Juniors et seniors ont une carte à jouer. Pour les juniors, plein d’opportunités qu’il faut saisir en s’appuyant sur une première partie de parcours, pas forcément dans le développement durable, associée à une formation sur les notions RSE, mais aussi en multipliant les initiatives : intégrer des commissions qui travaillent sur ce sujet, participer à des conférences ou suivre les leaders de la transformation durable sur les réseaux sociaux.
Côté senior, il est plus difficile de changer d’entreprise et de métier en même temps, il est donc judicieux de privilégier la mobilité en interne : passer d’une expertise métier vers une mission de transformation durable et encore et toujours, chercher à se former à travers une certification ou un Executive MBA par exemple.
En termes de mobilité interne, LVMH innove en lançant DARE (Disrupt Act Risk to be an Entrepreneur). Le principe : un programme intrapreneurial, incubateur de nouveaux projets portés par des collaborateurs LVMH et dont la raison d’être est de transformer des idées en solutions concrètes pour les Maisons du groupe. C’est ainsi que naît Nona source en 2021, première plateforme de revente des tissus et cuirs des Maisons du groupe n°1 du luxe. Ce projet innovant de circularité dans le luxe est porté par trois collaborateurs issus de Maisons du groupe, 3 profils différents et tous interpelés par la nécessité de transformer le business de façon durable.
"Il faut élever le niveau général dans nos Maisons sur ces sujets clés" déclarait Bénédicte Epinay, directrice déléguée du Comité Colbert, à l’occasion du Webinar RH & Talents du Journal du Luxe le 28 mars dernier.
Une prise de conscience à tous les niveaux de l’entreprise. Et, à terme, chaque collaborateur dans l’entreprise aura une dimension RSE dans sa mission.
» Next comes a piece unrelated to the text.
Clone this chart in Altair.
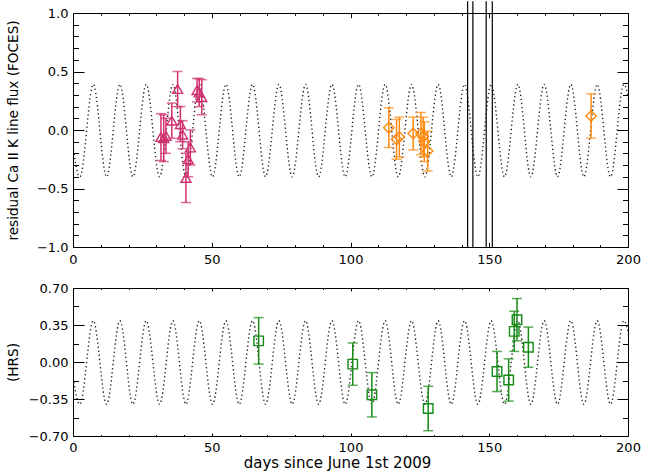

L’Oréal Paris l’a bien compris et a décidé de former l’ensemble des équipes, un projet mené par Elodie Bernadi, directrice RSE L’Oréal France.
La Fresque du Climat s’est aussi largement installée sur ce créneau de sensibilisation, mais il existe de nombreuses autres initiatives qui permettent d’infuser une culture RSE. Trois exemples pertinents :
- Circul’R, co-fondée par Raphaël Masvigner et Jules Coignard, forme et sensibilise les collaborateurs à tous les échelons de l’entreprise : l’Odyssée Circulaire est un module de formation destiné à tous les collaborateurs et est complété par des formations plus pointues qui s’adressent aux comités de direction et cadres dirigeants.
- La Fresque de la Publicité, créée par l’agence Youmatter, a déjà formé 600 collaborateurs chez les grands acteurs médias, dont TF1 PUB, partenaire pionnier du projet.
- La Fresque de la diversité a été choisie par Frédérique Chemaly, DRH et directrice du développement durable des Galeries Lafayette, car le respect et l’inclusion sont les principales préoccupations des clients du grand magasin.
Savoir travailler en transversalité. Monter des équipes RSE, c’est aussi changer le mindset assez traditionnel des Maisons de luxe. Pour une équipe performante, le mélange des profils est bienvenu : des seniors pour la conduite du changement et des juniors pour l’expertise environnementale. La RSE est un vecteur de collaboration, un excellent moyen de créer du lien dans l’entreprise entre les différents services et co-construire un avenir meilleur.